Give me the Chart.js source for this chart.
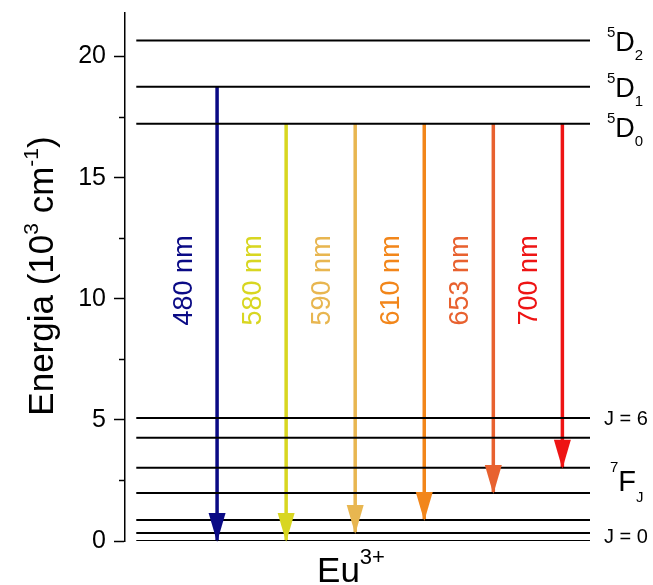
<!DOCTYPE html>
<html>
<head>
<meta charset="utf-8">
<script src="https://cdn.jsdelivr.net/npm/chart.js@4.4.0/dist/chart.umd.min.js"></script>
<style>
  html, body { margin: 0; padding: 0; background: #fff; }
</style>
</head>
<body>
<canvas id="graficoEu" width="653" height="585"></canvas>
<script>
// níveis de energia do Eu3+ (10^3 cm-1)
const niveisF = [0, 0.33, 0.87, 1.98, 3.02, 4.26, 5.08];   // 7F_J, J = 0..6
const niveisD = [17.23, 18.76, 20.66];                      // 5D_0, 5D_1, 5D_2
const rotulosD = ['0', '1', '2'];

// transições (setas)
const comprimentos = ['480 nm', '580 nm', '590 nm', '610 nm', '653 nm', '700 nm'];
const energiaInicial = [18.76, 17.23, 17.23, 17.23, 17.23, 17.23];
const energiaFinal = [0, 0, 0.33, 0.87, 1.98, 3.02];

const cores = ['#0a0a85', '#d8d621', '#e8b650', '#f2861a', '#e8612f', '#ee1414'];
const fonte = 'Arial, "Liberation Sans", sans-serif';

const datasets = [];
// linhas horizontais dos níveis
[...niveisF, ...niveisD].forEach((v) => {
  datasets.push({
    data: [{ x: -0.17, y: v }, { x: 6.4, y: v }],
    borderColor: '#000', borderWidth: 2, pointRadius: 0
  });
});
// hastes das setas
comprimentos.forEach((c, i) => {
  datasets.push({
    data: [{ x: i + 1, y: energiaInicial[i] }, { x: i + 1, y: energiaFinal[i] }],
    borderColor: cores[i], borderWidth: 3.5, pointRadius: 0, borderCapStyle: 'butt'
  });
});

// escreve texto com sobrescrito / subscrito: partes = [texto, tamanho, deslocamento]
function textoRico(ctx, partes, x, y, alinhar) {
  let total = 0;
  partes.forEach((p) => {
    ctx.font = p[1] + 'px ' + fonte;
    total += ctx.measureText(p[0]).width;
  });
  let cx = alinhar === 'center' ? x - total / 2 : x;
  ctx.textAlign = 'left';
  ctx.textBaseline = 'alphabetic';
  partes.forEach((p) => {
    ctx.font = p[1] + 'px ' + fonte;
    ctx.fillText(p[0], cx, y + (p[2] || 0));
    cx += ctx.measureText(p[0]).width;
  });
}

const desenho = {
  id: 'desenho',
  afterDraw(chart) {
    const ctx = chart.ctx;
    const sx = chart.scales.x;
    const sy = chart.scales.y;
    const esq = chart.chartArea.left;
    ctx.save();

    // ticks menores do eixo y
    ctx.strokeStyle = '#000';
    ctx.lineWidth = 1.5;
    for (let v = 2.5; v < sy.max; v += 5) {
      const p = Math.round(sy.getPixelForValue(v)) + 0.5;
      ctx.beginPath();
      ctx.moveTo(esq - 6, p);
      ctx.lineTo(esq, p);
      ctx.stroke();
    }

    // pontas das setas e rótulos
    comprimentos.forEach((c, i) => {
      const px = sx.getPixelForValue(i + 1);
      const pf = sy.getPixelForValue(energiaFinal[i]);
      ctx.fillStyle = cores[i];
      ctx.beginPath();
      ctx.moveTo(px, pf + 1);
      ctx.lineTo(px - 8.5, pf - 28);
      ctx.lineTo(px + 8.5, pf - 28);
      ctx.closePath();
      ctx.fill();

      ctx.save();
      ctx.translate(px - 33, sy.getPixelForValue(8.9));
      ctx.rotate(-Math.PI / 2);
      ctx.font = '27px ' + fonte;
      ctx.textAlign = 'left';
      ctx.textBaseline = 'middle';
      ctx.fillText(c, 0, 0);
      ctx.restore();
    });

    ctx.fillStyle = '#000';
    // rótulos 5D_J
    niveisD.forEach((v, i) => {
      const p = sy.getPixelForValue(v) + 10 + (i === 0 ? 3 : 0);
      textoRico(ctx, [['5', 15, -14], ['D', 27, 0], [rotulosD[i], 15, 9]], 607, p);
    });
    // rótulos 7F_J
    textoRico(ctx, [['J = 6', 20, 0]], 604, sy.getPixelForValue(niveisF[6]) + 7);
    textoRico(ctx, [['J = 0', 20, 0]], 604, sy.getPixelForValue(niveisF[0]) + 2);
    const meioF = sy.getPixelForValue((niveisF[3] + niveisF[4]) / 2) + 11;
    textoRico(ctx, [['7', 15, -19], ['F', 29, 0], ['J', 15, 11]], 610, meioF);

    // Eu3+
    textoRico(ctx, [['Eu', 35, 0], ['3+', 22, -18]], 351, 582, 'center');

    // título do eixo y
    ctx.save();
    ctx.translate(53, 276);
    ctx.rotate(-Math.PI / 2);
    textoRico(ctx, [['Energia (10', 35, 0], ['3', 21, -15], [' cm', 35, 0], ['-1', 21, -15], [')', 35, 0]], 0, 0, 'center');
    ctx.restore();

    ctx.restore();
  }
};

const grafico = new Chart(document.getElementById('graficoEu'), {
  type: 'line',
  data: { datasets: datasets },
  options: {
    responsive: false,
    animation: false,
    devicePixelRatio: 1,
    layout: { padding: { top: 13, bottom: 44, left: 0, right: 63 } },
    plugins: { legend: { display: false }, tooltip: { enabled: false } },
    scales: {
      x: { type: 'linear', min: -1 / 3, max: 6.4, display: false },
      y: {
        min: 0,
        max: 21.8,
        afterFit(s) {
          s.width = 125;
          s.paddingTop = 0;
          s.paddingBottom = 0;
        },
        border: { color: '#000', width: 1.5 },
        grid: { drawOnChartArea: false, tickLength: 11, tickColor: '#000', tickWidth: 1.5 },
        ticks: { stepSize: 5, includeBounds: false, color: '#000', padding: 8, font: { family: fonte, size: 25 } }
      }
    }
  },
  plugins: [desenho]
});
</script>
</body>
</html>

◆ **What is asked**
Write out the material above once more, exactly as it reads, with no pictures.

◆ **In response**
Give me the Chart.js source for this chart.
<!DOCTYPE html>
<html>
<head>
<meta charset="utf-8">
<script src="https://cdn.jsdelivr.net/npm/chart.js@4.4.0/dist/chart.umd.min.js"></script>
<style>
  html, body { margin: 0; padding: 0; background: #fff; }
</style>
</head>
<body>
<canvas id="graficoEu" width="653" height="585"></canvas>
<script>
// níveis de energia do Eu3+ (10^3 cm-1)
const niveisF = [0, 0.33, 0.87, 1.98, 3.02, 4.26, 5.08];   // 7F_J, J = 0..6
const niveisD = [17.23, 18.76, 20.66];                      // 5D_0, 5D_1, 5D_2
const rotulosD = ['0', '1', '2'];

// transições (setas)
const comprimentos = ['480 nm', '580 nm', '590 nm', '610 nm', '653 nm', '700 nm'];
const energiaInicial = [18.76, 17.23, 17.23, 17.23, 17.23, 17.23];
const energiaFinal = [0, 0, 0.33, 0.87, 1.98, 3.02];

const cores = ['#0a0a85', '#d8d621', '#e8b650', '#f2861a', '#e8612f', '#ee1414'];
const fonte = 'Arial, "Liberation Sans", sans-serif';

const datasets = [];
// linhas horizontais dos níveis
[...niveisF, ...niveisD].forEach((v) => {
  datasets.push({
    data: [{ x: -0.17, y: v }, { x: 6.4, y: v }],
    borderColor: '#000', borderWidth: 2, pointRadius: 0
  });
});
// hastes das setas
comprimentos.forEach((c, i) => {
  datasets.push({
    data: [{ x: i + 1, y: energiaInicial[i] }, { x: i + 1, y: energiaFinal[i] }],
    borderColor: cores[i], borderWidth: 3.5, pointRadius: 0, borderCapStyle: 'butt'
  });
});

// escreve texto com sobrescrito / subscrito: partes = [texto, tamanho, deslocamento]
function textoRico(ctx, partes, x, y, alinhar) {
  let total = 0;
  partes.forEach((p) => {
    ctx.font = p[1] + 'px ' + fonte;
    total += ctx.measureText(p[0]).width;
  });
  let cx = alinhar === 'center' ? x - total / 2 : x;
  ctx.textAlign = 'left';
  ctx.textBaseline = 'alphabetic';
  partes.forEach((p) => {
    ctx.font = p[1] + 'px ' + fonte;
    ctx.fillText(p[0], cx, y + (p[2] || 0));
    cx += ctx.measureText(p[0]).width;
  });
}

const desenho = {
  id: 'desenho',
  afterDraw(chart) {
    const ctx = chart.ctx;
    const sx = chart.scales.x;
    const sy = chart.scales.y;
    const esq = chart.chartArea.left;
    ctx.save();

    // ticks menores do eixo y
    ctx.strokeStyle = '#000';
    ctx.lineWidth = 1.5;
    for (let v = 2.5; v < sy.max; v += 5) {
      const p = Math.round(sy.getPixelForValue(v)) + 0.5;
      ctx.beginPath();
      ctx.moveTo(esq - 6, p);
      ctx.lineTo(esq, p);
      ctx.stroke();
    }

    // pontas das setas e rótulos
    comprimentos.forEach((c, i) => {
      const px = sx.getPixelForValue(i + 1);
      const pf = sy.getPixelForValue(energiaFinal[i]);
      ctx.fillStyle = cores[i];
      ctx.beginPath();
      ctx.moveTo(px, pf + 1);
      ctx.lineTo(px - 8.5, pf - 28);
      ctx.lineTo(px + 8.5, pf - 28);
      ctx.closePath();
      ctx.fill();

      ctx.save();
      ctx.translate(px - 33, sy.getPixelForValue(8.9));
      ctx.rotate(-Math.PI / 2);
      ctx.font = '27px ' + fonte;
      ctx.textAlign = 'left';
      ctx.textBaseline = 'middle';
      ctx.fillText(c, 0, 0);
      ctx.restore();
    });

    ctx.fillStyle = '#000';
    // rótulos 5D_J
    niveisD.forEach((v, i) => {
      const p = sy.getPixelForValue(v) + 10 + (i === 0 ? 3 : 0);
      textoRico(ctx, [['5', 15, -14], ['D', 27, 0], [rotulosD[i], 15, 9]], 607, p);
    });
    // rótulos 7F_J
    textoRico(ctx, [['J = 6', 20, 0]], 604, sy.getPixelForValue(niveisF[6]) + 7);
    textoRico(ctx, [['J = 0', 20, 0]], 604, sy.getPixelForValue(niveisF[0]) + 2);
    const meioF = sy.getPixelForValue((niveisF[3] + niveisF[4]) / 2) + 11;
    textoRico(ctx, [['7', 15, -19], ['F', 29, 0], ['J', 15, 11]], 610, meioF);

    // Eu3+
    textoRico(ctx, [['Eu', 35, 0], ['3+', 22, -18]], 351, 582, 'center');

    // título do eixo y
    ctx.save();
    ctx.translate(53, 276);
    ctx.rotate(-Math.PI / 2);
    textoRico(ctx, [['Energia (10', 35, 0], ['3', 21, -15], [' cm', 35, 0], ['-1', 21, -15], [')', 35, 0]], 0, 0, 'center');
    ctx.restore();

    ctx.restore();
  }
};

const grafico = new Chart(document.getElementById('graficoEu'), {
  type: 'line',
  data: { datasets: datasets },
  options: {
    responsive: false,
    animation: false,
    devicePixelRatio: 1,
    layout: { padding: { top: 13, bottom: 44, left: 0, right: 63 } },
    plugins: { legend: { display: false }, tooltip: { enabled: false } },
    scales: {
      x: { type: 'linear', min: -1 / 3, max: 6.4, display: false },
      y: {
        min: 0,
        max: 21.8,
        afterFit(s) {
          s.width = 125;
          s.paddingTop = 0;
          s.paddingBottom = 0;
        },
        border: { color: '#000', width: 1.5 },
        grid: { drawOnChartArea: false, tickLength: 11, tickColor: '#000', tickWidth: 1.5 },
        ticks: { stepSize: 5, includeBounds: false, color: '#000', padding: 8, font: { family: fonte, size: 25 } }
      }
    }
  },
  plugins: [desenho]
});
</script>
</body>
</html>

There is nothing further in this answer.